March 21, 2008 4:20
Iraq War at 5
What is there to say on the fifth anniversary of the Iraq war? It's been a mess ever since the U.S. tanks rolled into Baghdad and the place collapsed in chaos and looting.
Apart from his sons and daughters, some cronies, Iraqi Sunni beneficiaries, die-hard Arab nationalists and some desperate Palestinians, nobody would ever have cried over the demise of Saddam Hussein. That was never the issue, but rather whether a war to overthrow Saddam would make Iraq and the Middle East better, or worse.
We can roughly count the human and material costs. In addition to more than 4,000 U.S. and allied troop deaths, tens of thousands of Iraqis have died. The situation on the ground is so chaotic, in fact, that the estimates range wildly, from more than 30,000 (Bush in 2005) to more than 655,000 (a Lancet study in 2006). I think the British group Iraq Body Count probably has the most realistic figure, some 80,000 to 90,000 as of today. Let's not forget there are about 4 million Iraqi refugees, including perhaps 2 million who fled outside Iraq's borders.
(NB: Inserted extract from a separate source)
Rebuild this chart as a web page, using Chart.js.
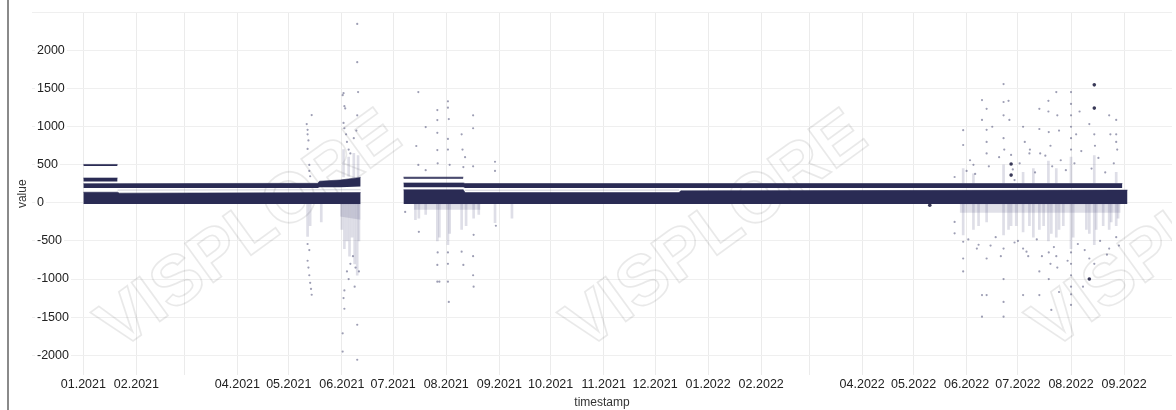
<!DOCTYPE html>
<html>
<head>
<meta charset="utf-8">
<script src="https://cdn.jsdelivr.net/npm/chart.js@4.4.0/dist/chart.umd.min.js"></script>
<style>
  html, body { margin: 0; padding: 0; background: #fff; }
  #wrap { position: relative; width: 1176px; height: 410px; }
</style>
</head>
<body>
<div id="wrap"><canvas id="valueChart"></canvas></div>
<script>
// x values are days counted from 01.01.2021
var monthStarts = [0, 31, 59, 90, 120, 151, 181, 212, 243, 273, 304, 334, 365, 396, 424, 455, 485, 516, 546, 577, 608];
var monthLabels = ['01.2021', '02.2021', '', '04.2021', '05.2021', '06.2021', '07.2021', '08.2021', '09.2021', '10.2021',
    '11.2021', '12.2021', '01.2022', '02.2022', '', '04.2022', '05.2022', '06.2022', '07.2022', '08.2022', '09.2022'];
var valueTicks = [-2000, -1500, -1000, -500, 0, 500, 1000, 1500, 2000, 2500];
var valueLabels = ['-2000', '-1500', '-1000', '-500', '0', '500', '1000', '1500', '2000', ''];

// dense band around zero (two recording periods)
var baseDays1 = [0, 20, 21, 162];
var baseLow1 = [-15, -15, -15, -15];
var baseHigh1 = [140, 140, 128, 135];
var baseDays2 = [187, 222, 223, 348, 349, 610];
var baseLow2 = [-15, -15, -15, -15, -15, -15];
var baseHigh2 = [172, 172, 135, 135, 158, 168];

// second level at ~200-250
var levelDays1 = [0, 137, 138, 150, 162];
var levelLow1 = [197, 197, 205, 205, 215];
var levelHigh1 = [252, 257, 285, 300, 335];
var levelDays2 = [187, 222, 223, 607];
var levelLow2 = [205, 205, 196, 196];
var levelHigh2 = [262, 262, 254, 254];

// short levels at the start of each period
var jan500Days = [0, 20];
var jan500Low = [483, 483];
var jan500High = [505, 505];
var jan300Days = [0, 20];
var jan300Low = [280, 280];
var jan300High = [327, 327];
var jul330Days = [187, 222];
var jul330Low = [318, 318];
var jul330High = [338, 338];

// sparse trace between the two levels
var traceDays1 = [20, 162];
var traceValues1 = [168, 172];
var traceDays2 = [223, 348];
var traceValues2 = [166, 168];

// light haze of values just under zero
var hazeDays1 = [150, 162];
var hazeLow1 = [-180, -220];
var hazeDays2 = [193, 232];
var hazeLow2 = [-90, -90];
var hazeDays3 = [512, 606];
var hazeLow3 = [-130, -130];

// vertical streaks of scattered values
var streakDays = [131, 132.5, 139, 151, 152.5, 154, 155.5, 157, 158.5, 160, 161,
    152, 155, 158, 160.5,
    194, 196, 200, 206.8, 208, 213, 214, 221, 223.6, 228, 231, 240.5, 250.4,
    514, 520, 523, 527.7, 537.6, 540.5, 542, 545, 549, 552.7, 555, 558.5, 561, 563.8, 565.5, 568.4, 570,
    572.5, 577, 578.3, 586, 587.7, 590.6, 591.7, 595.8, 599.3, 600.5, 603.4, 604.5,
    514, 520, 537.6, 549, 555, 563.8, 568.4, 577, 590.6, 603.4];
var streakLow = [-440, -300, -250, -350, -600, -500, -700, -450, -800, -950, -500,
    340, 350, 330, 340,
    -220, -200, -150, -500, -450, -550, -400, -350, -300, -200, -150, -260, -200,
    -420, -350, -300, -250, -420, -350, -300, -300, -380, -300, -450, -350, -300, -500, -400, -450, -350,
    -300, -600, -450, -350, -400, -550, -350, -300, -350, -250, -300, -200,
    255, 255, 255, 255, 255, 255, 255, 255, 255, 255];
var streakHigh = [-20, -20, -20, -20, -20, -20, -20, -20, -20, -20, -20,
    700, 600, 650, 620,
    -20, -20, -20, -20, -20, -20, -20, -20, -20, -20, -20, -20, -20,
    -20, -20, -20, -20, -20, -20, -20, -20, -20, -20, -20, -20, -20, -20, -20, -20, -20,
    -20, -20, -20, -20, -20, -20, -20, -20, -20, -20, -20, -20,
    450, 380, 500, 400, 450, 550, 450, 600, 620, 400];

// single outlying readings
var outlierDays = [130.5, 131, 131, 131.5, 131, 133.4, 132, 132, 132.5, 131, 131.5, 132, 132.5, 133, 133.4, 131, 132,
    151.5, 152, 152.5, 153, 152, 152.5, 153.5, 154, 155, 156, 152, 152.5, 152.5, 151.5, 151.5, 154, 155, 156, 157.5,
    160, 160, 160.5, 160, 159.5, 158, 160, 160, 161, 159, 158.5,
    188, 195.7, 194.5, 195.7, 196, 200, 206.8, 206.8, 206.8, 206.8, 207, 206.8, 206.8, 208, 207, 213, 213, 213.5, 213,
    213, 214, 213, 213, 213.5, 213, 221, 221.5, 223, 222, 221, 222, 227.7, 227.7, 227.7, 228, 227.7, 227.7, 228,
    240.5, 240.5, 241, 200,
    509, 509, 509, 514, 514, 514, 514, 514, 520, 523, 525, 525, 525, 525, 527.7, 527.7, 527.7, 527.7, 527.7, 527.7,
    531, 533, 537.6, 537.6, 537.6, 537.6, 538, 537.6, 537.6, 537.6, 537.6, 540.5, 541, 542, 544, 546,
    549, 550, 552.7, 549, 552, 549, 558.5, 558.5, 559, 560, 558.5, 558.5, 563.8, 563.8, 564, 565, 564, 565, 564, 565.5,
    568.4, 569, 570, 568.4, 569, 570, 577, 577, 577, 577, 577, 577, 577, 577, 577, 577, 577, 577, 580, 582, 584,
    587.7, 587.7, 590.6, 591, 590.6, 599.3, 600, 599.3, 603.4, 603.4, 603.4, 604, 603.4,
    516, 518, 521, 529, 535, 543, 547, 553, 556, 562, 566, 571, 574, 579, 583, 589, 593, 597, 602,
    517, 522, 530, 536, 544, 551, 557, 567, 575, 581, 585, 594, 598, 605];
var outlierValues = [1035, 960, 900, 820, 708, 1153, 498, 420, 350, -760, -850, -950, -1050, -1130, -1206, -540, -620,
    1415, 1440, 1270, 1240, 1050, 980, 900, 800, 700, 650, -1250, -1390, -1150, -1713, -1953, -900, -1000, -800, -700,
    2350, 1848, 1455, 1150, 950, 850, -1600, -2060, -900, -850, -1100,
    -118, 1455, 747, 498, -380, 996, 1219, 1088, 920, 694, 520, -815, -1035, -1035, -650, 1334, 1250, 1100, 840,
    700, 500, -800, -1035, -1300, -650, 900, 700, 600, 470, -640, -815, 1150, 980, 480, -420, -700, -950, -1100,
    540, 420, -300, 430,
    340, -250, -400, 955, 760, -510, -730, -900, 500, -550, 1350, 1090, -1210, -1494, 1235, 960, 800, 650, -730, -1210,
    1000, -450, 1560, 1325, 1150, 850, 700, -600, -1000, -1300, -1494, 1340, 1090, 630, 300, -500,
    1000, 800, 650, -600, -700, -1210, 1235, 970, 650, -700, -900, -1210, 1340, 1200, 930, 750, -650, -800, -1000, -1405,
    1455, 1150, 950, -700, -850, -1170, 1455, 1300, 1150, 1000, 850, 700, -650, -800, -950, -1100, -1200, -1340, 900, 1200, -1100,
    1035, -730, 900, 750, -800, 1150, 900, -600, 1090, 900, 800, 700, -450,
    420, 560, 380, 480, 600, 440, 520, 700, 400, 620, 480, 560, 430, 520, 680, 450, 590, 400, 520,
    -480, -600, -560, -700, -520, -640, -480, -580, -760, -540, -620, -500, -680, -560];

// heavier single readings
var strongDays = [494.5, 542, 542, 587.7, 590.6, 590.6];
var strongValues = [-30, 510, 365, -1000, 1550, 1245];

var navy = '#2a2b54';

function toPoints(days, values) {
    return days.map(function (d, i) { return { x: d, y: values[i] }; });
}

function bandDatasets(days, low, high, color) {
    return [{
        type: 'line',
        data: toPoints(days, low),
        borderWidth: 0,
        pointRadius: 0,
        fill: false,
        order: 5
    }, {
        type: 'line',
        data: toPoints(days, high),
        borderColor: color,
        borderWidth: 0.6,
        backgroundColor: color,
        pointRadius: 0,
        fill: '-1',
        order: 5
    }];
}

function zeroLine(days) {
    return days.map(function () { return -15; });
}

var datasets = [];
datasets.push({
    type: 'scatter',
    data: toPoints(strongDays, strongValues),
    backgroundColor: 'rgba(35,36,70,0.9)',
    borderWidth: 0,
    pointRadius: 1.8,
    order: 1
});
datasets.push({
    type: 'scatter',
    data: toPoints(outlierDays, outlierValues),
    backgroundColor: 'rgba(60,62,105,0.5)',
    borderWidth: 0,
    pointRadius: 1.1,
    order: 2
});
datasets.push({
    type: 'bar',
    data: streakDays.map(function (d, i) { return { x: d, y: [streakLow[i], streakHigh[i]] }; }),
    backgroundColor: 'rgba(70,72,120,0.18)',
    barThickness: 2,
    grouped: false,
    order: 3
});
[[traceDays1, traceValues1], [traceDays2, traceValues2]].forEach(function (t) {
    datasets.push({
        type: 'line',
        data: toPoints(t[0], t[1]),
        borderColor: 'rgba(42,43,84,0.22)',
        borderWidth: 1,
        pointRadius: 0,
        fill: false,
        order: 4
    });
});
[[hazeDays1, hazeLow1], [hazeDays2, hazeLow2], [hazeDays3, hazeLow3]].forEach(function (h) {
    bandDatasets(h[0], h[1], zeroLine(h[0]), 'rgba(70,72,120,0.17)').forEach(function (ds) {
        datasets.push(ds);
    });
});
[
    [baseDays1, baseLow1, baseHigh1],
    [baseDays2, baseLow2, baseHigh2],
    [levelDays1, levelLow1, levelHigh1],
    [levelDays2, levelLow2, levelHigh2],
    [jan500Days, jan500Low, jan500High],
    [jan300Days, jan300Low, jan300High],
    [jul330Days, jul330Low, jul330High]
].forEach(function (b) {
    bandDatasets(b[0], b[1], b[2], navy).forEach(function (ds) {
        datasets.push(ds);
    });
});

// grey rule at the left edge of the panel
var panelEdge = {
    id: 'panelEdge',
    beforeDraw: function (chart) {
        var ctx = chart.ctx;
        ctx.save();
        ctx.fillStyle = '#8a8a8a';
        ctx.fillRect(7, 0, 2, chart.height);
        ctx.restore();
    }
};

// outlined product mark behind the data
var watermark = {
    id: 'watermark',
    beforeDatasetsDraw: function (chart) {
        var ctx = chart.ctx;
        var area = chart.chartArea;
        ctx.save();
        ctx.beginPath();
        ctx.rect(area.left, area.top, area.right - area.left, area.bottom - area.top);
        ctx.clip();
        ctx.font = 'bold 70px "Liberation Sans", Arial, sans-serif';
        ctx.textAlign = 'center';
        ctx.textBaseline = 'middle';
        ctx.strokeStyle = 'rgba(0,0,0,0.085)';
        ctx.lineWidth = 1.8;
        [250, 716, 1182].forEach(function (cx) {
            ctx.save();
            ctx.translate(cx, 232);
            ctx.rotate(-36 * Math.PI / 180);
            ctx.strokeText('VISPLORE', 0, 0);
            ctx.restore();
        });
        ctx.restore();
    }
};

var ctx = document.getElementById('valueChart').getContext('2d');
var valueChart = new Chart(ctx, {
    type: 'scatter',
    data: { datasets: datasets },
    plugins: [panelEdge, watermark],
    options: {
        responsive: true,
        maintainAspectRatio: false,
        animation: false,
        layout: { padding: { left: 10, top: 10, right: 0, bottom: 0 } },
        plugins: {
            legend: { display: false },
            tooltip: { enabled: false }
        },
        scales: {
            x: {
                type: 'linear',
                min: -30,
                max: 636,
                offset: false,
                afterFit: function (scale) { scale.height = 35; },
                afterBuildTicks: function (scale) {
                    scale.ticks = monthStarts.map(function (v) { return { value: v }; });
                },
                grid: { color: '#ebebeb', drawTicks: false, offset: false },
                border: { display: false },
                ticks: {
                    autoSkip: false,
                    maxRotation: 0,
                    padding: 2,
                    color: '#222',
                    font: { family: '"Liberation Sans", Arial, sans-serif', size: 12.5 },
                    callback: function (value, index) { return monthLabels[index]; }
                },
                title: {
                    display: true,
                    text: 'timestamp',
                    color: '#333',
                    padding: { top: 0, bottom: 0 },
                    font: { family: '"Liberation Sans", Arial, sans-serif', size: 12 }
                }
            },
            y: {
                min: -2260,
                max: 2500,
                afterFit: function (scale) { scale.width = 22; },
                afterBuildTicks: function (scale) {
                    scale.ticks = valueTicks.map(function (v) { return { value: v }; });
                },
                grid: { color: '#efefef', drawTicks: false },
                border: { display: false },
                ticks: {
                    autoSkip: false,
                    mirror: true,
                    padding: 5,
                    color: '#222',
                    showLabelBackdrop: true,
                    backdropPadding: 2,
                    backdropColor: function (c) { return c.index === valueTicks.length - 1 ? 'rgba(0,0,0,0)' : '#fff'; },
                    font: { family: '"Liberation Sans", Arial, sans-serif', size: 12.5 },
                    callback: function (value, index) { return valueLabels[index]; }
                },
                title: {
                    display: true,
                    text: 'value',
                    color: '#333',
                    padding: { top: 5, bottom: 0 },
                    font: { family: '"Liberation Sans", Arial, sans-serif', size: 12 }
                }
            }
        }
    }
});
</script>
</body>
</html>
There is also the incalculable human cost of the damage to Iraq's social fabric that the deaths and population movements imply. Of course, Saddam did a pretty good job of harming Iraqi society himself, but the invasion was supposed to make things better.
I'm not sure if anyone has reliably estimated--or could even do so-- the amount of material damage done to Iraq itself, in terms of destroyed infrastructure, unrealized oil wealth, etc. But the price paid by the American taxpayer alone is staggering--roughly $600 billion, perhaps $4 trillion before its all over. That's compared to the $50-60 million the Bush administration had indicated at the outset of the war, by the way. Economists could also take a stab at figuring out the impact of the war and related Middle East tensions on the skyrocketing price of oil, which is destabilizing the global economy. The current record highs of $100-plus a barrel are about four times the pre-invasion price.
Will all of this have been worth the dear price, if the war prevented another 9/11 and if we accept that democratic transformation in Iraq and the wider Middle East is a long term process for which the Iraq invasion was a necessary catalyst?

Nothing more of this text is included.